▶ [What you need to do] Below is a listing to transcribe in full and exactly; keep the pictures out.

▶ [Data lines]
* * *

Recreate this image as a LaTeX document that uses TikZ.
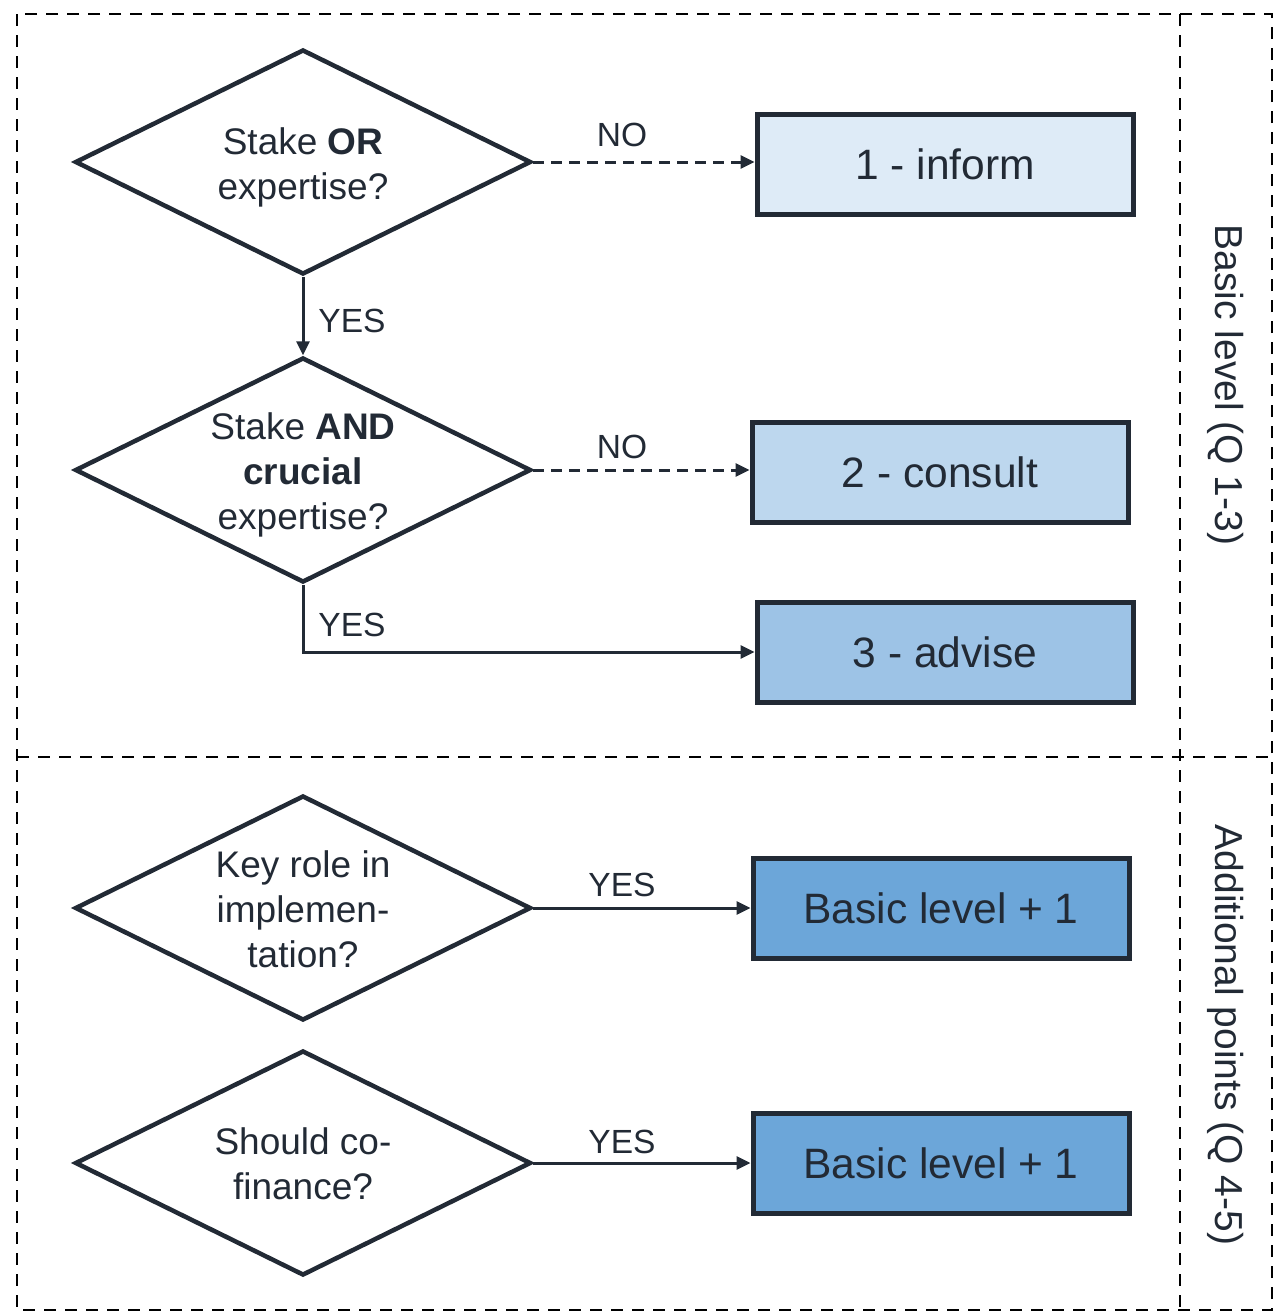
\documentclass[tikz,border=0pt]{standalone}
\usepackage{fontspec}
\setmainfont{Liberation Sans}
\usetikzlibrary{shapes.geometric,arrows.meta}
\definecolor{ink}{HTML}{222A35}
\definecolor{cA}{HTML}{DEEBF7}
\definecolor{cB}{HTML}{BDD7EE}
\definecolor{cC}{HTML}{9DC3E6}
\definecolor{cD}{HTML}{6CA6D9}
\tikzset{
  frame/.style={draw=black, line width=2.5pt, dash pattern=on 12pt off 9pt},
  decision/.style={diamond, draw=ink, line width=4.5pt, inner sep=0pt, minimum width=456pt, minimum height=225pt},
  qtext/.style={align=center, text=ink, inner sep=0pt, font=\fontsize{37}{45}\selectfont},
  outcome/.style={rectangle, draw=ink, line width=5pt, minimum width=376pt, minimum height=100pt, text=ink, font=\fontsize{42.5}{48}\selectfont},
  conn/.style={draw=ink, line width=3pt, -{Triangle[length=14pt,width=13pt]}},
  dashconn/.style={conn, dash pattern=on 11pt off 7pt},
  lbl/.style={text=ink, font=\fontsize{33.5}{40}\selectfont, inner sep=0pt},
  side/.style={text=ink, font=\fontsize{39}{44}\selectfont, rotate=-90, inner sep=0pt}
}
\begin{document}
\begin{tikzpicture}[x=1pt,y=-1pt]
\useasboundingbox (0,0) rectangle (1273,1312);
% frame
\draw[frame] (17,14) rectangle (1272,1310);
\draw[frame] (1180,14) -- (1180,1310);
\draw[frame] (17,757) -- (1272,757);
% decisions
\node[decision] (d1) at (303,162) {};
\node[decision] (d2) at (303,470) {};
\node[decision] (d3) at (303,908) {};
\node[decision] (d4) at (303,1163) {};
\node[qtext, yshift=-5pt] (t1) at (d1.center) {Stake \textbf{OR}\\expertise?};
\node[qtext, yshift=-5pt] (t2) at (d2.center) {Stake \textbf{AND}\\\textbf{crucial}\\expertise?};
\node[qtext, yshift=-1pt] (t3) at (d3.center) {Key role in\\implemen-\\tation?};
\node[qtext, yshift=-1pt] (t4) at (d4.center) {Should co-\\finance?};
% outcomes
\node[outcome, fill=cA] (b1) at (945,164) {1 - inform};
\node[outcome, fill=cB] (b2) at (940,472) {2 - consult};
\node[outcome, fill=cC] (b3) at (945,652) {3 - advise};
\node[outcome, fill=cD] (b4) at (941,908) {Basic level + 1};
\node[outcome, fill=cD] (b5) at (941,1163) {Basic level + 1};
% connectors
\draw[dashconn] (d1.east) -- (d1.east -| b1.west);
\draw[conn] (d1.south) -- (d2.north);
\draw[dashconn] (d2.east) -- (d2.east -| b2.west);
\draw[conn] (d2.south) |- (b3.west);
\draw[conn] (d3.east) -- (d3.east -| b4.west);
\draw[conn] (d4.east) -- (d4.east -| b5.west);
% labels
\node[lbl] (no1) at (622,135) {NO};
\node[lbl] (yes1) at (352,321) {YES};
\node[lbl] (no2) at (622,447) {NO};
\node[lbl] (yes2) at (352,625) {YES};
\node[lbl] (yes3) at (622,885) {YES};
\node[lbl] (yes4) at (622,1142) {YES};
% side labels
\node[side] (s1) at (1226,385) {Basic level (Q 1-3)};
\node[side] (s2) at (1226,1035) {Additional points (Q 4-5)};
\end{tikzpicture}
\end{document}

* * *

▶ [Complete output]
Recreate this image as a LaTeX document that uses TikZ.
\documentclass[tikz,border=0pt]{standalone}
\usepackage{fontspec}
\setmainfont{Liberation Sans}
\usetikzlibrary{shapes.geometric,arrows.meta}
\definecolor{ink}{HTML}{222A35}
\definecolor{cA}{HTML}{DEEBF7}
\definecolor{cB}{HTML}{BDD7EE}
\definecolor{cC}{HTML}{9DC3E6}
\definecolor{cD}{HTML}{6CA6D9}
\tikzset{
  frame/.style={draw=black, line width=2.5pt, dash pattern=on 12pt off 9pt},
  decision/.style={diamond, draw=ink, line width=4.5pt, inner sep=0pt, minimum width=456pt, minimum height=225pt},
  qtext/.style={align=center, text=ink, inner sep=0pt, font=\fontsize{37}{45}\selectfont},
  outcome/.style={rectangle, draw=ink, line width=5pt, minimum width=376pt, minimum height=100pt, text=ink, font=\fontsize{42.5}{48}\selectfont},
  conn/.style={draw=ink, line width=3pt, -{Triangle[length=14pt,width=13pt]}},
  dashconn/.style={conn, dash pattern=on 11pt off 7pt},
  lbl/.style={text=ink, font=\fontsize{33.5}{40}\selectfont, inner sep=0pt},
  side/.style={text=ink, font=\fontsize{39}{44}\selectfont, rotate=-90, inner sep=0pt}
}
\begin{document}
\begin{tikzpicture}[x=1pt,y=-1pt]
\useasboundingbox (0,0) rectangle (1273,1312);
% frame
\draw[frame] (17,14) rectangle (1272,1310);
\draw[frame] (1180,14) -- (1180,1310);
\draw[frame] (17,757) -- (1272,757);
% decisions
\node[decision] (d1) at (303,162) {};
\node[decision] (d2) at (303,470) {};
\node[decision] (d3) at (303,908) {};
\node[decision] (d4) at (303,1163) {};
\node[qtext, yshift=-5pt] (t1) at (d1.center) {Stake \textbf{OR}\\expertise?};
\node[qtext, yshift=-5pt] (t2) at (d2.center) {Stake \textbf{AND}\\\textbf{crucial}\\expertise?};
\node[qtext, yshift=-1pt] (t3) at (d3.center) {Key role in\\implemen-\\tation?};
\node[qtext, yshift=-1pt] (t4) at (d4.center) {Should co-\\finance?};
% outcomes
\node[outcome, fill=cA] (b1) at (945,164) {1 - inform};
\node[outcome, fill=cB] (b2) at (940,472) {2 - consult};
\node[outcome, fill=cC] (b3) at (945,652) {3 - advise};
\node[outcome, fill=cD] (b4) at (941,908) {Basic level + 1};
\node[outcome, fill=cD] (b5) at (941,1163) {Basic level + 1};
% connectors
\draw[dashconn] (d1.east) -- (d1.east -| b1.west);
\draw[conn] (d1.south) -- (d2.north);
\draw[dashconn] (d2.east) -- (d2.east -| b2.west);
\draw[conn] (d2.south) |- (b3.west);
\draw[conn] (d3.east) -- (d3.east -| b4.west);
\draw[conn] (d4.east) -- (d4.east -| b5.west);
% labels
\node[lbl] (no1) at (622,135) {NO};
\node[lbl] (yes1) at (352,321) {YES};
\node[lbl] (no2) at (622,447) {NO};
\node[lbl] (yes2) at (352,625) {YES};
\node[lbl] (yes3) at (622,885) {YES};
\node[lbl] (yes4) at (622,1142) {YES};
% side labels
\node[side] (s1) at (1226,385) {Basic level (Q 1-3)};
\node[side] (s2) at (1226,1035) {Additional points (Q 4-5)};
\end{tikzpicture}
\end{document}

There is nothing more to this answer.